The first is an informational book for beginning readers, Let’s Find Out About Indians (1962), part of the “Let’s Find Out” series by Martha and Charles Shapp which used limited vocabularies to introduce various nonfiction topics to children. Just the title of this book tells a lot about attitudes toward Indians at the time. Other books in the series talked about scientific topics, such as the sun or electricity; if they focused on people, it was in terms of their jobs, such as Let’s Find out About Policemen (1962) or because they were famous, as in Let’s Find out About Christopher Columbus (1964). “Indians” fit into neither of these “people” categories; they are not individualized, and nor is it a profession to be an Indian. They are therefore, presumably, to be classed in the nature of scientific topic. Reading the book confirms this, as it is an anthropological look at the generalized “Indian” of the past. Although the Shapps’ text does suggest that “There were many different Indian tribes” (4) and note some of the different customs and traditions of a few (difference in housing styles, for example), no individual tribes are named. The book does attempt not to entirely exoticize the Indian by showing similarities between the reader and the Indian (“Indian girls played with dolls”), but the fact that the intended reader is a white, middle-class child is emphasized by the book’s final pages. “No matter where you live,” the text suggests, “Indians lived there before you” (40). The illustration accompanying the page, by Peter Constanza, shows two children standing hand-in-hand in front of a picket fence, behind which is a suburban house and the outline of an Indian woman with her baby in front of a tipi. The children appear somewhat startled, but they should be reassured by the fading outline of the Indian and her home: Indians are part of the past.

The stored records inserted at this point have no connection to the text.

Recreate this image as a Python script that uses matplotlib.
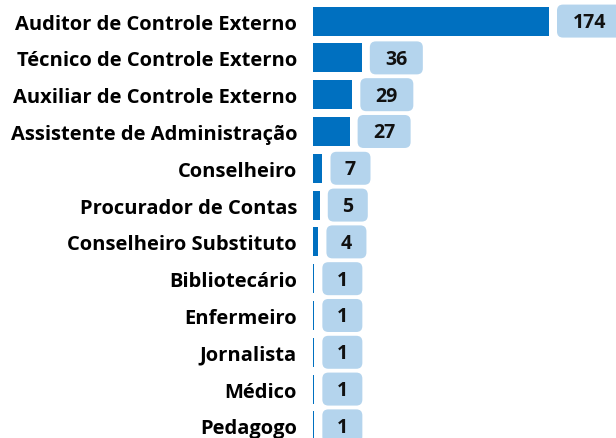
import matplotlib
matplotlib.use("Agg")
import matplotlib.pyplot as plt
import matplotlib.transforms as mtransforms
from matplotlib.patches import FancyBboxPatch

plt.rcParams["font.family"] = ["Open Sans", "DejaVu Sans"]

CARGOS = [
    "Auditor de Controle Externo",
    "Técnico de Controle Externo",
    "Auxiliar de Controle Externo",
    "Assistente de Administração",
    "Conselheiro",
    "Procurador de Contas",
    "Conselheiro Substituto",
    "Bibliotecário",
    "Enfermeiro",
    "Jornalista",
    "Médico",
    "Pedagogo",
]
QTD = [174, 36, 29, 27, 7, 5, 4, 1, 1, 1, 1, 1]

BAR_COLOR = "#0070c0"
BOX_COLOR = "#b4d4ed"

W, H, DPI = 616, 439, 100
fig = plt.figure(figsize=(W / DPI, H / DPI), dpi=DPI)

# eixo em pixels: começa em x=313, linhas a cada ~36.8 px (parte de baixo cortada)
left_px, top_px = 313, 0
row_px = 36.8
ymin, ymax = -0.6, 11.65
ax_h = (ymax - ymin) * row_px
ax = fig.add_axes([left_px / W, (H - top_px - ax_h) / H, (W - left_px) / W, ax_h / H])

px_per_unit = 236 / 174
ax.set_xlim(0, (W - left_px) / px_per_unit)
ax.set_ylim(ymax, ymin)

ys = list(range(len(CARGOS)))
ax.barh(ys, QTD, height=0.79, color=BAR_COLOR, edgecolor="none")

ax.set_yticks(ys)
ax.set_yticklabels(CARGOS, fontsize=14.5, fontweight="bold")
ax.tick_params(axis="y", length=0, pad=11.5)
ax.set_xticks([])
for s in ax.spines.values():
    s.set_visible(False)

# caixas arredondadas com os valores
for y, v in zip(ys, QTD):
    txt = str(v)
    w_in = (27 + 13 * len(txt)) / DPI
    h_in = 33 / DPI
    gap_in = 8 / DPI
    trans = fig.dpi_scale_trans + mtransforms.ScaledTranslation(v, y, ax.transData)
    box = FancyBboxPatch((gap_in, -h_in / 2), w_in, h_in,
                         boxstyle="round,pad=0,rounding_size=0.06",
                         facecolor=BOX_COLOR, edgecolor="none",
                         transform=trans, clip_on=False)
    ax.add_patch(box)
    ax.text(gap_in + w_in / 2, -0.01, txt, transform=trans, ha="center", va="center",
            fontsize=14, fontweight="bold", color="#111111", clip_on=False)

fig.savefig("out.png", dpi=DPI)
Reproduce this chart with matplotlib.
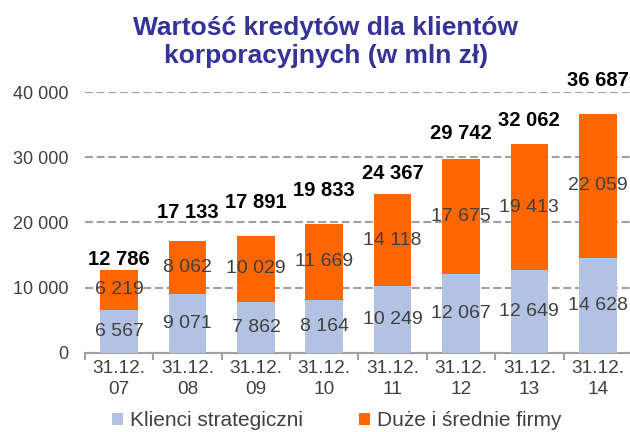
import numpy as np
import matplotlib.pyplot as plt

plt.rcParams['font.family'] = ['Liberation Sans', 'DejaVu Sans']

dates = ['31.12.\n07', '31.12.\n08', '31.12.\n09', '31.12.\n10',
         '31.12.\n11', '31.12.\n12', '31.12.\n13', '31.12.\n14']
strategic = [6567, 9071, 7862, 8164, 10249, 12067, 12649, 14628]
mid_large = [6219, 8062, 10029, 11669, 14118, 17675, 19413, 22059]
totals = [12786, 17133, 17891, 19833, 24367, 29742, 32062, 36687]
# baseline offsets (points) of the total labels above each bar
total_offsets = [3.5, 16.5, 20, 19.5, 11, 14.5, 13, 20]

BLUE = '#B3C2E2'
ORANGE = '#FF6600'
GREY_TXT = '#404040'


def fmt(v):
    return f"{v:,}".replace(',', ' ')


fig = plt.figure(figsize=(6.3, 4.32), dpi=100)
ax = fig.add_axes([0.135, 0.183, 0.868, 0.604])

x = np.arange(len(dates))
w = 0.55
ax.bar(x, strategic, w, color=BLUE, label='Klienci strategiczni', zorder=3)
ax.bar(x, mid_large, w, bottom=strategic, color=ORANGE,
       label='Duże i średnie firmy', zorder=3)

for i in range(len(x)):
    ax.text(x[i], strategic[i] / 2, fmt(strategic[i]), ha='center', va='center',
            fontsize=14, color=GREY_TXT, zorder=4)
    ax.text(x[i], strategic[i] + mid_large[i] / 2, fmt(mid_large[i]),
            ha='center', va='center', fontsize=14, color=GREY_TXT, zorder=4)
    ax.annotate(fmt(totals[i]), (x[i], totals[i]), xytext=(0, total_offsets[i]),
                textcoords='offset points', ha='center', va='baseline',
                fontsize=14.5, fontweight='bold', color='black', zorder=4,
                annotation_clip=False)

ax.set_xlim(-0.5, len(dates) - 0.5)
ax.set_ylim(0, 40000)
ax.set_yticks(np.arange(0, 40001, 10000))
ax.set_yticklabels([fmt(v) for v in range(0, 40001, 10000)], fontsize=13,
                   color=GREY_TXT)
ax.tick_params(axis='y', length=0, pad=12)
ax.yaxis.grid(True, linestyle=(0, (3.8, 1.8)), color='#A0A0A0', linewidth=1.5,
              zorder=0)

ax.set_xticks(x)
ax.set_xticklabels(dates, fontsize=13.7, color=GREY_TXT, linespacing=1.3)
ax.set_xticks(np.arange(-0.5, len(dates)), minor=True)
ax.tick_params(axis='x', which='major', length=0, pad=5)
ax.tick_params(axis='x', which='minor', length=5, width=1.5, color='#A0A0A0',
               direction='out')

for s in ['top', 'right', 'left']:
    ax.spines[s].set_visible(False)
ax.spines['bottom'].set_color('#A0A0A0')
ax.spines['bottom'].set_linewidth(1.5)

fig.text(0.517, 0.963, 'Wartość kredytów dla klientów\nkorporacyjnych (w mln zł)',
         ha='center', va='top', fontsize=19, fontweight='bold',
         color='#333399', linespacing=1.2)

fig.legend(loc='center', bbox_to_anchor=(0.534, 0.026), ncol=2,
           frameon=False, fontsize=15, handlelength=0.55, handleheight=0.55,
           columnspacing=2.7, handletextpad=0.3, labelcolor=GREY_TXT,
           borderpad=0, borderaxespad=0)

fig.savefig('out.png', dpi=100)
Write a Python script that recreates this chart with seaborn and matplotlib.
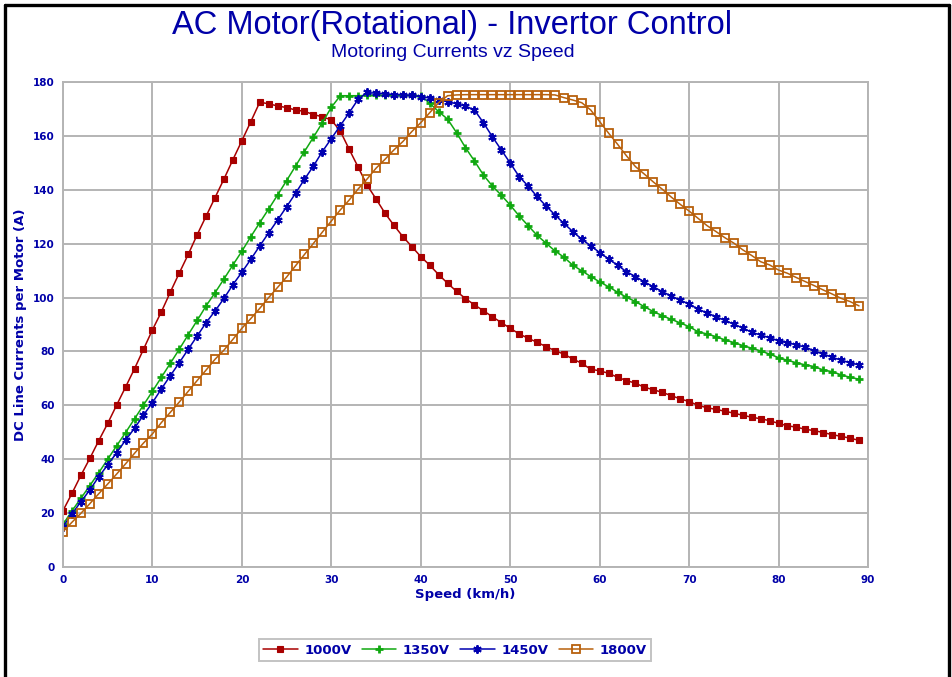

Have no fear, kids--your forefathers did the ethnic cleansing for you.

Have no fear, kids–your forefathers did the ethnic cleansing for you.

Most if not all fiction of the time about Indians was historical fiction, and generally was set not only in the past, but in a specific past: the period of Euro-American westward expansion. In other words, like the informational books, it was really about white perceptions of Indians rather than about or for Indians. These books were not just published, but promoted to (white) children as examples of good ways to learn about history. In 1975, for example, the Weekly Reader Children’s Book Club made a story by Evelyn Sibley Lampman a club selection. The author’s note for the book stresses that Lampman grew up around Indians, and that her father “was very sympathetic with the Indians and their problems, a rare thing in those days” (133). But the title and cover for the book tell a very different story:

A good history lesson?

A good history lesson?

Lampman may have been taught sympathy for the Indians and their “problems,” but the focus of her book is the terror of “innocent” white girls and the brutal violence they face among the Apaches and later Mohaves who capture and “enslave” them. The book is based on the diary of one of the captives, though Lampman changed events to suit her narrative. When Olive Oatman’s family first encounters the Indians, there is not even a discussion (as there is in the Little House books, for example) about who owns the land. “‘They must be Apaches,’ said Lorenzo. ‘Shall I get the gun?’” (White Captives 10).

As long as we teach children that Indians are historical subjects to be studied rather than individuals who live now—maybe somewhere near you!—then there will continue to be Adam Sandlers who do not see it as offensive to belittle them. Let’s find out about Indians—but let’s do it in a way that respects them.